Auditing Critical Dependencies Between Online Media Platforms
Lead PI
Abstract
This research will audit the dependencies between major online media platforms, with a focus on major search engines, and investigate the extent to which they rely on content from social media platforms. In recent years, the web has centralized around a small number of mega-platforms that attract the bulk of people’s attention and the majority of content. Social media and search engines in particular dominate people’s online time, and serve as de-facto “homepages” for many users. As these media platforms have grown to prominence, so too have concerns about their power to create and shape online spaces. All of the large online platforms use socio-technical algorithms to rank, filter, recommend, and moderate content, thus privileging some information at the expense of other information. Although mass media has always functioned this way, the novel concern is that the algorithms that implement these processes are opaque, making them difficult to understand, disintermediate, or contest. Algorithm auditing has emerged as a powerful approach to increase transparency and accountability around “black-box” systems, but the vast majority of existing audits fail to grapple with the dependencies between major online media platforms.

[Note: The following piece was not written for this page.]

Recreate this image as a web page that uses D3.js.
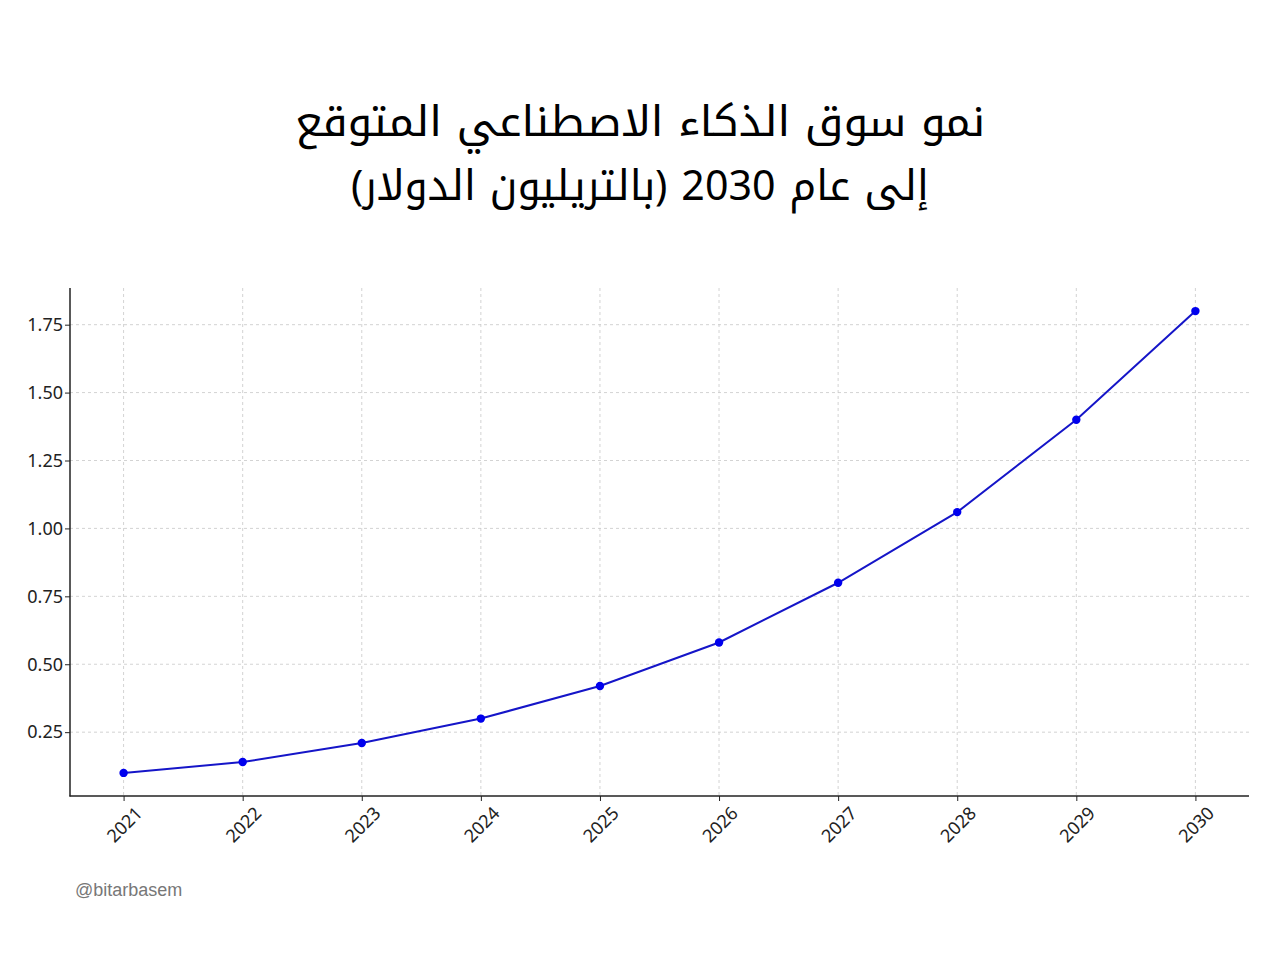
<!DOCTYPE html>
<html><head><meta charset="utf-8">
<script src="https://d3js.org/d3.v7.min.js"></script>
<style>body{margin:0;background:#fff}</style>
</head><body>
<script>
const years = [2021,2022,2023,2024,2025,2026,2027,2028,2029,2030];
const values = [0.10,0.14,0.21,0.30,0.42,0.58,0.80,1.06,1.40,1.80];
const yTicks = [0.25,0.50,0.75,1.00,1.25,1.50,1.75];
const titleLines = ["نمو سوق الذكاء الاصطناعي المتوقع","إلى عام 2030 (بالتريليون الدولار)"];
const xLabel = "Year";
const watermark = "@bitarbasem";

const W=1280,H=960;
const svg=d3.select("body").append("svg").attr("width",W).attr("height",H);
const L=70,R=1249,T=288,B=796;
const x=d3.scaleLinear().domain([2021-0.45,2030+0.45]).range([L,R]);
const y=d3.scaleLinear().domain([0.015,1.885]).range([B,T]);

const g=svg.append("g");
g.selectAll(".vg").data(years).enter().append("line")
 .attr("x1",d=>x(d)).attr("x2",d=>x(d)).attr("y1",T).attr("y2",B)
 .attr("stroke","#c8c8c8").attr("stroke-width",0.8).attr("stroke-dasharray","3,3");
g.selectAll(".hg").data(yTicks).enter().append("line")
 .attr("x1",L).attr("x2",R).attr("y1",d=>y(d)).attr("y2",d=>y(d))
 .attr("stroke","#c8c8c8").attr("stroke-width",0.8).attr("stroke-dasharray","3,3");

const xa=svg.append("g").attr("transform",`translate(0,${B})`)
 .call(d3.axisBottom(x).tickValues(years).tickFormat(d3.format("d")).tickSize(5).tickSizeOuter(0));
xa.select(".domain").remove();
xa.selectAll("text").attr("font-family","Noto Sans").attr("font-size",18).attr("fill","#222")
 .attr("text-anchor","end").attr("x",0).attr("y",0).attr("dy","0.35em")
 .attr("transform","translate(15,14) rotate(-45)");
xa.selectAll(".tick line").attr("stroke","#222");

const ya=svg.append("g").attr("transform",`translate(${L},0)`)
 .call(d3.axisLeft(y).tickValues(yTicks).tickFormat(d3.format(".2f")).tickSize(5).tickSizeOuter(0));
ya.select(".domain").remove();
ya.selectAll("text").attr("font-family","Noto Sans").attr("font-size",18).attr("fill","#222").attr("x",-7);
ya.selectAll(".tick line").attr("stroke","#222");

svg.append("line").attr("x1",L).attr("x2",L).attr("y1",T).attr("y2",B+0.5).attr("stroke","#222").attr("stroke-width",1.5);
svg.append("line").attr("x1",L-0.5).attr("x2",R).attr("y1",B).attr("y2",B).attr("stroke","#222").attr("stroke-width",1.5);

const line=d3.line().x((d,i)=>x(years[i])).y(d=>y(d));
svg.append("path").datum(values).attr("d",line).attr("fill","none").attr("stroke","#1515c8").attr("stroke-width",2);
svg.selectAll(".pt").data(values).enter().append("circle")
 .attr("cx",(d,i)=>x(years[i])).attr("cy",d=>y(d)).attr("r",4.2).attr("fill","#0000ee");

svg.append("clipPath").attr("id","clipx").append("rect").attr("x",0).attr("y",0).attr("width",W).attr("height",855);
svg.append("text").attr("clip-path","url(#clipx)").attr("x",(L+R)/2).attr("y",868)
 .attr("text-anchor","middle").attr("font-family","Noto Sans").attr("font-size",18).attr("fill","#222").text(xLabel);

const titleWidths=[690,578];
svg.selectAll(".title").data(titleLines).enter().append("text")
 .attr("x",640).attr("y",(d,i)=>136+i*64).attr("text-anchor","middle")
 .attr("font-family","Noto Kufi Arabic").attr("font-size",42).attr("fill","#000")
 .attr("textLength",(d,i)=>titleWidths[i]).attr("lengthAdjust","spacingAndGlyphs")
 .style("direction","rtl").style("unicode-bidi","plaintext")
 .text(d=>d);

svg.append("text").attr("x",75).attr("y",896).attr("font-family","Liberation Sans").attr("font-size",18)
 .attr("fill","#777").text(watermark);
</script>
</body></html>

This project aims to answer several high-level questions, including: What fraction of search results link to social media? What social media platforms and authors appear in search results? How do links to social media vary by query? Are results for social media personalized? Do links to social media increase content diversity, or are they a vehicle for misinformation? With respect to simultaneous audits of search engines versus YouTube and Twitter, more specific questions will be investigated about how the algorithms on the social media sites (such as “like” recommendations and trending topics or videos) influence search results. Further, because Google Search and Bing both integrate specialized search components from Twitter and YouTube, simultaneous audits will jointly investigate how the algorithms on these pairs of platforms interact. To conduct these algorithm audits, hybrid techniques will combine carefully controlled experiments from the vantage point of real users with simulated online identities created by the auditor. This allows answering questions about the impact of algorithmic curation, as well as revealing some of its underlying causes. One major challenge when auditing online platforms is achieving ecological validity. Here, this means selecting queries that are representative of those executed by real people. To address this challenge, the research will leverage a unique dataset of Google Search queries from a panel of over 350 participants. This set of queries will be expanded with additional terms curated from other sources, and queries will be diversified using autocomplete suggestions. The results of this new algorithm audit methodology will be useful to the general public, strengthening their media literacy, as well as to the designers of the platforms themselves.